**YOUR GOAL:**
Quote every line as written. Omit pictures.

**SUPPLIED MATERIAL:**
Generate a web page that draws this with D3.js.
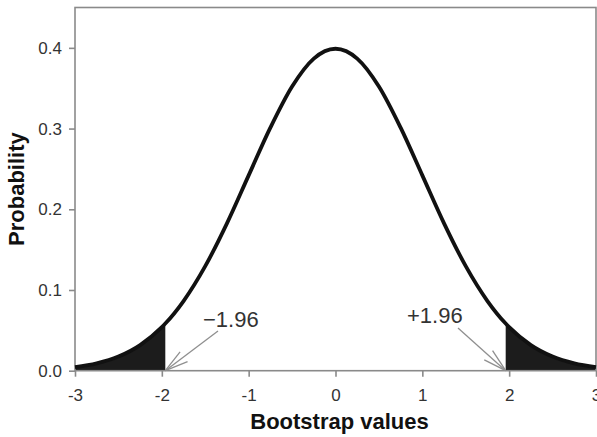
<!DOCTYPE html>
<html>
<head>
<meta charset="utf-8">
<script src="https://cdn.jsdelivr.net/npm/d3@7"></script>
<style>
  html, body { margin: 0; padding: 0; background: #fff; }
  svg { display: block; font-family: "Liberation Sans", Arial, sans-serif; }
</style>
</head>
<body>
<svg id="chart" width="597" height="437"></svg>
<script>
// Standard normal density of the bootstrap values, sampled along x
const xValues = [-3, -2.75, -2.5, -2.25, -2, -1.96, -1.75, -1.5, -1.25, -1, -0.75, -0.5, -0.25,
                 0, 0.25, 0.5, 0.75, 1, 1.25, 1.5, 1.75, 1.96, 2, 2.25, 2.5, 2.75, 3];
const densities = [0.0044, 0.0091, 0.0175, 0.0317, 0.0540, 0.0584, 0.0863, 0.1295, 0.1826, 0.2420, 0.3011, 0.3521, 0.3867,
                   0.3989, 0.3867, 0.3521, 0.3011, 0.2420, 0.1826, 0.1295, 0.0863, 0.0584, 0.0540, 0.0317, 0.0175, 0.0091, 0.0044];

// Critical values bounding the shaded tails
const criticalValues = [-1.96, 1.96];
const criticalLabels = ["\u22121.96", "+1.96"];

const xTicks = [-3, -2, -1, 0, 1, 2, 3];
const xTickLabels = ["-3", "-2", "-1", "0", "1", "2", "3"];
const yTicks = [0, 0.1, 0.2, 0.3, 0.4];
const yTickLabels = ["0.0", "0.1", "0.2", "0.3", "0.4"];

const points = xValues.map((x, i) => ({ x, y: densities[i] }));

const svg = d3.select("#chart");
const plotLeft = 75, plotRight = 596, plotTop = 7.5, plotBottom = 370.7;

const x = d3.scaleLinear().domain([-3, 3]).range([plotLeft, plotRight]);
const y = d3.scaleLinear().domain([0, 0.45]).range([plotBottom, plotTop]);

const axisColor = "#8a8a8a";
const textColor = "#333";

// Shaded tails
const area = d3.area().x(d => x(d.x)).y0(y(0)).y1(d => y(d.y)).curve(d3.curveMonotoneX);
svg.append("path")
  .datum(points.filter(d => d.x <= criticalValues[0]))
  .attr("d", area).attr("fill", "#1c1c1c");
svg.append("path")
  .datum(points.filter(d => d.x >= criticalValues[1]))
  .attr("d", area).attr("fill", "#1c1c1c");

// Frame
svg.append("rect")
  .attr("x", plotLeft).attr("y", plotTop)
  .attr("width", plotRight - plotLeft).attr("height", plotBottom - plotTop)
  .attr("fill", "none").attr("stroke", axisColor).attr("stroke-width", 1.6);

// Axes
const xAxis = svg.append("g")
  .attr("transform", `translate(0,${plotBottom})`)
  .call(d3.axisBottom(x).tickValues(xTicks).tickSize(6).tickPadding(12)
    .tickFormat((d, i) => xTickLabels[i]));
const yAxis = svg.append("g")
  .attr("transform", `translate(${plotLeft},0)`)
  .call(d3.axisLeft(y).tickValues(yTicks).tickSize(6).tickPadding(7)
    .tickFormat((d, i) => yTickLabels[i]));
[xAxis, yAxis].forEach(g => {
  g.select(".domain").remove();
  g.selectAll("line").attr("stroke", axisColor).attr("stroke-width", 1.6);
  g.selectAll("text").attr("fill", textColor).style("font-size", "17px")
    .style("font-family", "'Liberation Sans', Arial, sans-serif");
});

// Density curve
const line = d3.line().x(d => x(d.x)).y(d => y(d.y)).curve(d3.curveMonotoneX);
svg.append("path")
  .datum(points)
  .attr("d", line)
  .attr("fill", "none")
  .attr("stroke", "#111")
  .attr("stroke-width", 3.8)
  .attr("stroke-linejoin", "round");

// Annotation arrows pointing at the critical values
const tails = [[218, 331], [458, 328]];
const labelPos = [[203, 327], [407, 323]];
criticalValues.forEach((cv, i) => {
  const tipX = x(cv), tipY = y(0);
  const [tx, ty] = tails[i];
  const g = svg.append("g").attr("stroke", "#8f8f8f").attr("stroke-width", 1.3).attr("fill", "none");
  g.append("line").attr("x1", tx).attr("y1", ty).attr("x2", tipX).attr("y2", tipY);
  const ang = Math.atan2(ty - tipY, tx - tipX);
  const len = 24, spread = 15 * Math.PI / 180;
  [-spread, spread].forEach(s => {
    g.append("line")
      .attr("x1", tipX).attr("y1", tipY)
      .attr("x2", tipX + len * Math.cos(ang + s))
      .attr("y2", tipY + len * Math.sin(ang + s));
  });
  svg.append("text")
    .attr("x", labelPos[i][0]).attr("y", labelPos[i][1])
    .attr("fill", textColor).style("font-size", "22px")
    .text(criticalLabels[i]);
});

// Axis titles
svg.append("text")
  .attr("x", (plotLeft + plotRight) / 2 + 4).attr("y", 429)
  .attr("text-anchor", "middle")
  .style("font-size", "22px").style("font-weight", "bold").attr("fill", "#111")
  .text("Bootstrap values");
svg.append("text")
  .attr("transform", `translate(24,${(plotTop + plotBottom) / 2}) rotate(-90)`)
  .attr("text-anchor", "middle")
  .style("font-size", "22px").style("font-weight", "bold").attr("fill", "#111")
  .text("Probability");
</script>
</body>
</html>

**FINAL ANSWER:**
Generate a web page that draws this with D3.js.
<!DOCTYPE html>
<html>
<head>
<meta charset="utf-8">
<script src="https://cdn.jsdelivr.net/npm/d3@7"></script>
<style>
  html, body { margin: 0; padding: 0; background: #fff; }
  svg { display: block; font-family: "Liberation Sans", Arial, sans-serif; }
</style>
</head>
<body>
<svg id="chart" width="597" height="437"></svg>
<script>
// Standard normal density of the bootstrap values, sampled along x
const xValues = [-3, -2.75, -2.5, -2.25, -2, -1.96, -1.75, -1.5, -1.25, -1, -0.75, -0.5, -0.25,
                 0, 0.25, 0.5, 0.75, 1, 1.25, 1.5, 1.75, 1.96, 2, 2.25, 2.5, 2.75, 3];
const densities = [0.0044, 0.0091, 0.0175, 0.0317, 0.0540, 0.0584, 0.0863, 0.1295, 0.1826, 0.2420, 0.3011, 0.3521, 0.3867,
                   0.3989, 0.3867, 0.3521, 0.3011, 0.2420, 0.1826, 0.1295, 0.0863, 0.0584, 0.0540, 0.0317, 0.0175, 0.0091, 0.0044];

// Critical values bounding the shaded tails
const criticalValues = [-1.96, 1.96];
const criticalLabels = ["\u22121.96", "+1.96"];

const xTicks = [-3, -2, -1, 0, 1, 2, 3];
const xTickLabels = ["-3", "-2", "-1", "0", "1", "2", "3"];
const yTicks = [0, 0.1, 0.2, 0.3, 0.4];
const yTickLabels = ["0.0", "0.1", "0.2", "0.3", "0.4"];

const points = xValues.map((x, i) => ({ x, y: densities[i] }));

const svg = d3.select("#chart");
const plotLeft = 75, plotRight = 596, plotTop = 7.5, plotBottom = 370.7;

const x = d3.scaleLinear().domain([-3, 3]).range([plotLeft, plotRight]);
const y = d3.scaleLinear().domain([0, 0.45]).range([plotBottom, plotTop]);

const axisColor = "#8a8a8a";
const textColor = "#333";

// Shaded tails
const area = d3.area().x(d => x(d.x)).y0(y(0)).y1(d => y(d.y)).curve(d3.curveMonotoneX);
svg.append("path")
  .datum(points.filter(d => d.x <= criticalValues[0]))
  .attr("d", area).attr("fill", "#1c1c1c");
svg.append("path")
  .datum(points.filter(d => d.x >= criticalValues[1]))
  .attr("d", area).attr("fill", "#1c1c1c");

// Frame
svg.append("rect")
  .attr("x", plotLeft).attr("y", plotTop)
  .attr("width", plotRight - plotLeft).attr("height", plotBottom - plotTop)
  .attr("fill", "none").attr("stroke", axisColor).attr("stroke-width", 1.6);

// Axes
const xAxis = svg.append("g")
  .attr("transform", `translate(0,${plotBottom})`)
  .call(d3.axisBottom(x).tickValues(xTicks).tickSize(6).tickPadding(12)
    .tickFormat((d, i) => xTickLabels[i]));
const yAxis = svg.append("g")
  .attr("transform", `translate(${plotLeft},0)`)
  .call(d3.axisLeft(y).tickValues(yTicks).tickSize(6).tickPadding(7)
    .tickFormat((d, i) => yTickLabels[i]));
[xAxis, yAxis].forEach(g => {
  g.select(".domain").remove();
  g.selectAll("line").attr("stroke", axisColor).attr("stroke-width", 1.6);
  g.selectAll("text").attr("fill", textColor).style("font-size", "17px")
    .style("font-family", "'Liberation Sans', Arial, sans-serif");
});

// Density curve
const line = d3.line().x(d => x(d.x)).y(d => y(d.y)).curve(d3.curveMonotoneX);
svg.append("path")
  .datum(points)
  .attr("d", line)
  .attr("fill", "none")
  .attr("stroke", "#111")
  .attr("stroke-width", 3.8)
  .attr("stroke-linejoin", "round");

// Annotation arrows pointing at the critical values
const tails = [[218, 331], [458, 328]];
const labelPos = [[203, 327], [407, 323]];
criticalValues.forEach((cv, i) => {
  const tipX = x(cv), tipY = y(0);
  const [tx, ty] = tails[i];
  const g = svg.append("g").attr("stroke", "#8f8f8f").attr("stroke-width", 1.3).attr("fill", "none");
  g.append("line").attr("x1", tx).attr("y1", ty).attr("x2", tipX).attr("y2", tipY);
  const ang = Math.atan2(ty - tipY, tx - tipX);
  const len = 24, spread = 15 * Math.PI / 180;
  [-spread, spread].forEach(s => {
    g.append("line")
      .attr("x1", tipX).attr("y1", tipY)
      .attr("x2", tipX + len * Math.cos(ang + s))
      .attr("y2", tipY + len * Math.sin(ang + s));
  });
  svg.append("text")
    .attr("x", labelPos[i][0]).attr("y", labelPos[i][1])
    .attr("fill", textColor).style("font-size", "22px")
    .text(criticalLabels[i]);
});

// Axis titles
svg.append("text")
  .attr("x", (plotLeft + plotRight) / 2 + 4).attr("y", 429)
  .attr("text-anchor", "middle")
  .style("font-size", "22px").style("font-weight", "bold").attr("fill", "#111")
  .text("Bootstrap values");
svg.append("text")
  .attr("transform", `translate(24,${(plotTop + plotBottom) / 2}) rotate(-90)`)
  .attr("text-anchor", "middle")
  .style("font-size", "22px").style("font-weight", "bold").attr("fill", "#111")
  .text("Probability");
</script>
</body>
</html>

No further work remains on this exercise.